Мы настолько полностью и бесхитростно подчинены жизни, что почитаем ее и отрицаем возможность изменений. Утверждаем, что это единственный путь. Но ведь путей столь много, сколько радиусов, идущих из центра окружности. Любое изменение есть чудо, требующее размышлений, но именно чудеса происходят каждый момент. Конфуций сказал: «Истинное знание состоит в том, чтобы знать, что мы знаем то, что знаем. И не знаем того, чего не знаем». Предположу, что, если хоть один человек уразумеет доступное лишь воображению, остальные построят на этом свои жизни.
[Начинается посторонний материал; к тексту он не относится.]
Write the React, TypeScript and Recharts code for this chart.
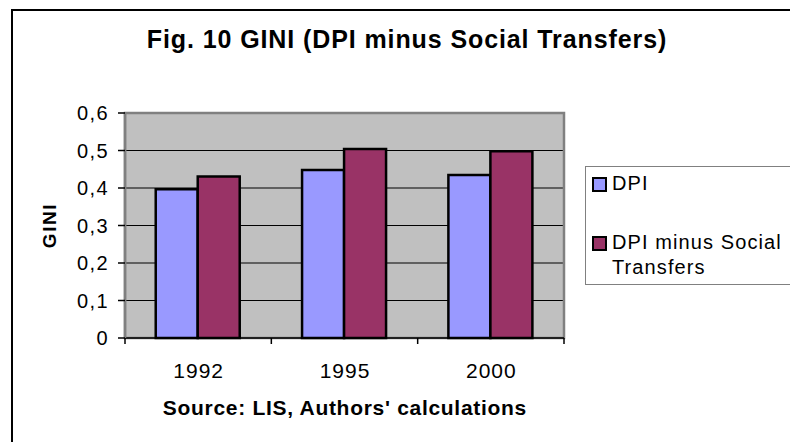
import { BarChart, Bar, XAxis, YAxis, CartesianGrid, ReferenceArea, Legend } from 'recharts';

// GINI by year
const years = ['1992', '1995', '2000'];
const dpi = [0.397, 0.448, 0.435];
const dpiMinusTransfers = [0.431, 0.504, 0.498];
const giniTicks = [0, 0.1, 0.2, 0.3, 0.4, 0.5, 0.6];
const seriesNames = ['DPI', 'DPI minus Social Transfers'];

const data = years.map((year, i) => ({ year, dpi: dpi[i], dpiMinus: dpiMinusTransfers[i] }));

const FONT = '"Liberation Sans", Arial, sans-serif';
const W = 790;
const H = 442;
const MARGIN = { top: 113, right: 226, bottom: 0, left: 0 };
const Y_AXIS_W = 125;
const X_AXIS_H = 104;
const X_TICK = 6;
const PLOT_W = W - MARGIN.right - MARGIN.left - Y_AXIS_W;

const fmt = (v: number) => (v === 0 ? '0' : v.toFixed(1).replace('.', ','));

function YearTick(props: any) {
  const { x, y, payload, index, visibleTicksCount } = props;
  const count = visibleTicksCount || years.length;
  const band = PLOT_W / count;
  const axisY = y - X_TICK;
  return (
    <g>
      <line x1={x - band / 2} x2={x - band / 2} y1={axisY} y2={axisY + X_TICK} stroke="#000" strokeWidth={1.5} />
      {index === count - 1 && (
        <line x1={x + band / 2} x2={x + band / 2} y1={axisY} y2={axisY + X_TICK} stroke="#000" strokeWidth={1.5} />
      )}
      <text x={x + 0.5} y={axisY + 39.5} textAnchor="middle" fontSize={21} letterSpacing={1} fill="#000" fontFamily={FONT}>
        {payload.value}
      </text>
    </g>
  );
}

function GiniTick(props: any) {
  const { x, y, payload } = props;
  return (
    <text x={x} y={y} dy={7} textAnchor="end" fontSize={20} letterSpacing={1.4} fill="#000" fontFamily={FONT}>
      {fmt(payload.value)}
    </text>
  );
}

function GiniLabel(props: any) {
  const vb = props.viewBox;
  if (!vb) return null;
  const cx = vb.x + 56;
  const cy = vb.y + vb.height / 2;
  return (
    <text x={cx} y={cy} transform={`rotate(-90, ${cx}, ${cy})`} textAnchor="middle" fontSize={19} fontWeight="bold" letterSpacing={1.6} fill="#000" fontFamily={FONT}>
      {props.value}
    </text>
  );
}

function SourceLabel(props: any) {
  const vb = props.viewBox;
  if (!vb) return null;
  return (
    <text x={vb.x + vb.width / 2 + 0.4} y={vb.y + 77} textAnchor="middle" fontSize={21} fontWeight="bold" letterSpacing={0.7} fill="#000" fontFamily={FONT}>
      {props.value}
    </text>
  );
}

const swatchTops = [10, 69];
const textTops = [4, 63];

function LegendBox(props: any) {
  const payload = props.payload || [];
  return (
    <div
      style={{
        position: 'relative',
        width: 205,
        height: 119,
        boxSizing: 'border-box',
        border: '1px solid #808080',
        borderRight: 'none',
        background: '#fff',
        fontFamily: FONT,
      }}
    >
      {payload.map((entry: any, i: number) => (
        <div key={entry.value}>
          <div
            style={{
              position: 'absolute',
              left: 6,
              top: swatchTops[i],
              width: 15,
              height: 15,
              boxSizing: 'border-box',
              border: '2px solid #000',
              background: entry.color,
            }}
          />
          <div
            style={{
              position: 'absolute',
              left: 26,
              top: textTops[i],
              width: 177,
              fontSize: 20,
              lineHeight: '25px',
              letterSpacing: 1.1,
              color: '#000',
              textAlign: 'left',
            }}
          >
            {entry.value}
          </div>
        </div>
      ))}
    </div>
  );
}

export default function App() {
  return (
    <div style={{ position: 'absolute', left: 0, top: 0, width: W, height: H, background: '#fff', overflow: 'hidden', fontFamily: FONT }}>
      {/* outer frame, only top and left edges visible */}
      <div
        style={{
          position: 'absolute',
          left: 11,
          top: 9,
          width: W - 11,
          height: H - 9,
          boxSizing: 'border-box',
          borderLeft: '2px solid #000',
          borderTop: '2px solid #000',
        }}
      />
      <div
        style={{
          position: 'absolute',
          left: 24,
          top: 24,
          width: 766,
          textAlign: 'center',
          fontSize: 25,
          fontWeight: 'bold',
          lineHeight: '30px',
          letterSpacing: 0.9,
          color: '#000',
        }}
      >
        Fig. 10 GINI (DPI minus Social Transfers)
      </div>
      <div style={{ position: 'absolute', left: 0, top: 0 }}>
        <BarChart width={W} height={H} data={data} margin={MARGIN} barCategoryGap="21%" barGap={0}>
          <CartesianGrid vertical={false} fill="#C0C0C0" stroke="#000" strokeWidth={1} />
          <ReferenceArea y1={0} y2={0.6} fill="none" stroke="#808080" strokeWidth={2.5} ifOverflow="visible" />
          <XAxis
            dataKey="year"
            height={X_AXIS_H}
            interval={0}
            axisLine={{ stroke: '#000', strokeWidth: 1.5 }}
            tickLine={false}
            tickSize={X_TICK}
            tickMargin={0}
            tick={<YearTick />}
            label={{ value: "Source: LIS, Authors' calculations", content: SourceLabel }}
          />
          <YAxis
            width={Y_AXIS_W}
            domain={[0, 0.6]}
            ticks={giniTicks}
            interval={0}
            axisLine={{ stroke: '#808080', strokeWidth: 2.5 }}
            tickLine={{ stroke: '#000', strokeWidth: 1.5 }}
            tickSize={7}
            tickMargin={9}
            tick={<GiniTick />}
            label={{ value: 'GINI', content: GiniLabel }}
          />
          <Bar dataKey="dpi" name={seriesNames[0]} fill="#9999FF" stroke="#000" strokeWidth={2.5} isAnimationActive={false} />
          <Bar dataKey="dpiMinus" name={seriesNames[1]} fill="#993366" stroke="#000" strokeWidth={2.5} isAnimationActive={false} />
          <Legend
            layout="horizontal"
            align="center"
            verticalAlign="middle"
            content={LegendBox}
            wrapperStyle={{ left: 585, top: 166, width: 205, height: 119 }}
          />
        </BarChart>
      </div>
    </div>
  );
}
Давайте на минуту задумаемся о том, с чем связана большая часть упомянутых тревог и забот и насколько необходимо тревожиться или заботиться. Есть некоторые преимущества в простой сельской жизни, даже посреди внешней цивилизации. Хотя бы для понимания, что на самом деле необходимо и как можно это получить. Полезно просмотреть старые торговые книги и узнать, что люди обычно покупали в лавках, что запасали. То есть выяснить самые необходимые продукты. Ведь все современные усовершенствования почти не влияют на основные законы существования и наши скелеты наверняка не отличаются от скелетов наших предков.

Между тем под «предметами первой необходимости» я подразумеваю добываемые человеком с самого начала или ставшие после долгого использования настолько нужными, что лишь немногие (да почти и никто) пытаются обойтись без них, будь то из-за невежества, бедности или согласно мировоззрению.

[1] Следовательно, мы – выносливый народ, испытываем лишения и доказываем свое происхождение, от которого мы произошли на свет.